According to Amy Sample Ward, Membership Director for the Nonprofit Technology Network, micro-actions, such as liking a Facebook post, show organizers two things: “First, that your supporters are listening and paying attention... Second, that supporters are standing by to take the action you promote.” These small actions help people self-identify as supporters of a cause who are open to being mobilized for further action.

3) Derogatory terms like slacktivism discourage these first-timers.

However, if journalists identify these small actions as meaningless, the politically inactive may instead be discouraged from taking even a small step into political action. By not engaging they will cut off one easy entry point into political participation and deprive online organizers of a means of identifying new supporters.

4) Change has always happened through a “ladder of engagement.” Now we have a new first rung.          

As the previous points have implied, no one is arguing that liking a post or re-tweeting a slogan will lead directly to massive political change. This is not new to the digital age. Great change has always occurred through a “ladder of engagement” where more and more people are encouraged by organizers or by their peers to take more and more dramatic and disruptive action in pursuit of their goal.

The difference now is that we now have a new digital rung on the ladder of engagement that is easier to grab hold of than most offline alternatives. Now it’s easier than ever to take that first step into participation. According to Tufekci, “today’s ‘meaningless click’ is actually a form of symbolic action which may form the basis of tomorrow’s other kind of action.”

5) Slacktivism implies that the action is ineffective, yet we often don’t know the ultimate outcome until long after the action has occurred.

In June of 2010 an innocent young Egyptian man named Khaled Said was brutally beaten to death by police. A few days later a young Google executive named Wael Ghonim started a Facebook group called “We Are All Khaled Said.” Within a few months it had grown to over 400,000 members and was the biggest dissident Facebook page in Egypt.
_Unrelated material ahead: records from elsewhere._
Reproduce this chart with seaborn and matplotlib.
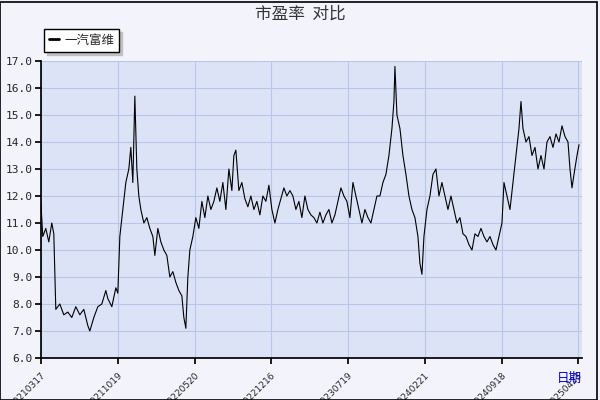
import matplotlib
matplotlib.use("Agg")
import matplotlib.pyplot as plt
import seaborn as sns
import pandas as pd
from matplotlib.patches import Rectangle

sns.set_theme(style="white")
plt.rcParams['font.family'] = ['Noto Sans CJK SC', 'DejaVu Sans']

# x position in chart units (0 = 20210317), PE values
t = [0, 2, 5, 8, 11, 13, 15, 19, 23, 27, 31, 35, 39, 43, 47, 49, 53, 57, 61, 65, 67, 71, 75, 77,
     79, 82, 85, 88, 90, 92, 94, 96, 98, 100, 103, 106, 109, 112, 114, 117, 120, 123, 126, 129,
     132, 135, 138, 141, 143, 145, 147, 149, 152, 155, 158, 161, 164, 167, 170, 173, 176, 179,
     182, 185, 188, 191, 193, 195, 198, 201, 204, 207, 210, 213, 216, 219, 222, 225, 228, 231,
     234, 237, 240, 243, 246, 249, 252, 255, 258, 261, 264, 267, 270, 273, 276, 279, 282, 285,
     288, 291, 294, 297, 300, 303, 306, 309, 312, 315, 318, 321, 324, 327, 330, 333, 336, 339,
     342, 345, 348, 351, 353, 354, 356, 359, 362, 365, 368, 371, 374, 377, 379, 381, 383, 386,
     389, 392, 395, 398, 401, 404, 407, 410, 413, 416, 419, 422, 425, 428, 431, 434, 437, 440,
     443, 446, 449, 452, 455, 458, 461, 463, 466, 469, 472, 475, 478, 480, 482, 485, 488, 491,
     494, 497, 500, 503, 506, 509, 512, 515, 518, 521, 524, 527, 529, 531, 533, 536, 538]
pe = [11.8, 10.5, 10.8, 10.3, 11.0, 10.6, 7.8, 8.0, 7.6, 7.7, 7.5, 7.9, 7.6, 7.8, 7.2, 7.0, 7.5,
      7.9, 8.0, 8.5, 8.2, 7.9, 8.6, 8.4, 10.5, 11.5, 12.5, 13.0, 13.8, 12.5, 15.7, 13.0, 12.0,
      11.5, 11.0, 11.2, 10.8, 10.5, 9.8, 10.8, 10.3, 10.0, 9.8, 9.0, 9.2, 8.8, 8.5, 8.3, 7.5,
      7.1, 9.0, 10.0, 10.5, 11.2, 10.8, 11.8, 11.2, 12.0, 11.5, 11.8, 12.3, 11.8, 12.5, 11.5,
      13.0, 12.2, 13.5, 13.7, 12.2, 12.5, 11.9, 11.6, 12.0, 11.5, 11.8, 11.3, 12.0, 11.8, 12.4,
      11.5, 11.0, 11.5, 11.9, 12.3, 12.0, 12.2, 12.0, 11.5, 11.8, 11.2, 12.0, 11.5, 11.3, 11.2,
      11.0, 11.4, 11.0, 11.3, 11.5, 11.0, 11.3, 11.8, 12.3, 12.0, 11.8, 11.2, 12.5, 12.0, 11.5,
      11.0, 11.5, 11.2, 11.0, 11.5, 12.0, 12.0, 12.5, 12.8, 13.5, 14.5, 15.5, 16.8, 15.0, 14.5,
      13.5, 12.8, 12.0, 11.5, 11.2, 10.5, 9.5, 9.1, 10.5, 11.5, 12.0, 12.8, 13.0, 12.0, 12.5,
      12.0, 11.5, 12.0, 11.5, 11.0, 11.2, 10.6, 10.5, 10.2, 10.0, 10.6, 10.5, 10.8, 10.5, 10.3,
      10.5, 10.2, 10.0, 10.5, 11.0, 12.5, 12.0, 11.5, 12.5, 13.5, 14.5, 15.5, 14.5, 14.0, 14.2,
      13.5, 13.8, 13.0, 13.5, 13.0, 14.0, 14.2, 13.8, 14.3, 14.0, 14.6, 14.2, 14.0, 13.0, 12.3,
      12.8, 13.5, 13.9]
tick_pos = [0, 77, 154, 230, 307, 384, 461, 537]
tick_labels = ["20210317", "20211019", "20220520", "20221216", "20230719", "20240221",
               "20240918", "20250423"]

df = pd.DataFrame({"t": t[:len(pe)], "pe": pe[:len(t)]})

fig = plt.figure(figsize=(6, 4), dpi=100)
fig.patch.set_facecolor("#f2f3fb")
ax = fig.add_axes([0.068, 0.105, 0.902, 0.7425])
ax.set_facecolor("#dce3f6")
sns.lineplot(data=df, x="t", y="pe", ax=ax, color="black", linewidth=0.8, label="一汽富维")
ax.set_xlim(0, 541)
ax.set_ylim(6, 17)
ax.set_yticks([6 + i for i in range(12)])
ax.set_yticklabels([f"{6 + i:.1f}" for i in range(12)], fontsize=8, family="DejaVu Sans Mono")
ax.set_xticks(tick_pos)
ax.set_xticklabels(tick_labels, rotation=45, ha="right", va="top", rotation_mode="anchor",
                   fontsize=6.5, family="DejaVu Sans")
ax.grid(True, color="#b8c6ea", linewidth=0.8)
ax.tick_params(axis="both", length=4, direction="out", color="black", pad=2)
ax.tick_params(axis="x", pad=5)
ax.tick_params(axis="both", which="both", bottom=True, left=True)
for s in ["top", "right"]:
    ax.spines[s].set_visible(False)
for s in ["left", "bottom"]:
    ax.spines[s].set_color("black")
ax.set_xlabel("")
ax.set_ylabel("")
leg = ax.legend(loc="lower left", bbox_to_anchor=(-0.005, 1.01), frameon=True, fancybox=False,
                edgecolor="black", fontsize=9, handlelength=0.8, handletextpad=0.4,
                borderpad=0.4, shadow={"color": "#c0c0c0", "alpha": 1})
for ln in leg.get_lines():
    ln.set_linewidth(2)
fig.text(0.5, 0.965, "市盈率  对比", ha="center", va="center", fontsize=12, color="#333333")
fig.text(0.928, 0.055, "日期", color="#0000cc", fontsize=9, ha="left", va="center")
fig.patches.append(Rectangle((0.0, 0.0), 0.995, 0.995, transform=fig.transFigure,
                             fill=False, edgecolor="black", linewidth=1.2))
fig.savefig("out.png", dpi=100, facecolor=fig.get_facecolor())
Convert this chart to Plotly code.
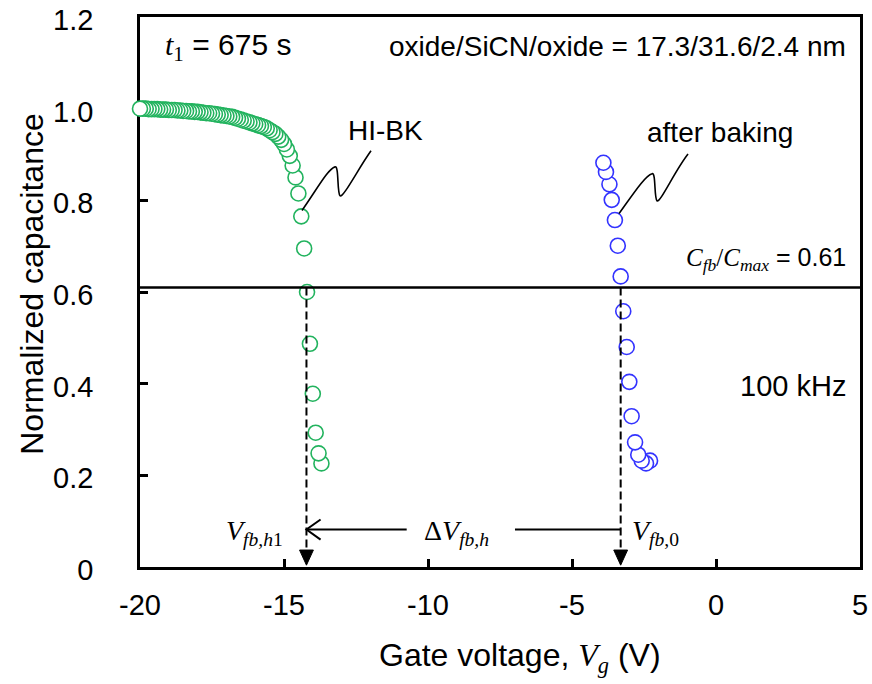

At the time many would have called membership in the group slacktivism. Why not go out in the streets? Why not protest? All in good time. The group became a community which intensified anti-regime feeling. According to Jillian York of the Electronic Frontier Foundation, “Prior to the murder of Khaled Said, there were blogs and YouTube videos that existed about police torture, but there wasn’t a strong community around them. This case changed that.”

When the Tunisian revolution began in December of 2010, the Khaled Said group became a mobilizing structure in which calls for change could be made and protests could be mobilized. Wael Ghonim became an important rallying figure during the revolution, encouraging protesters to stay in the streets despite regime violence. It was but one of many factors in the fall of Mubarak, but certainly not slacktivism.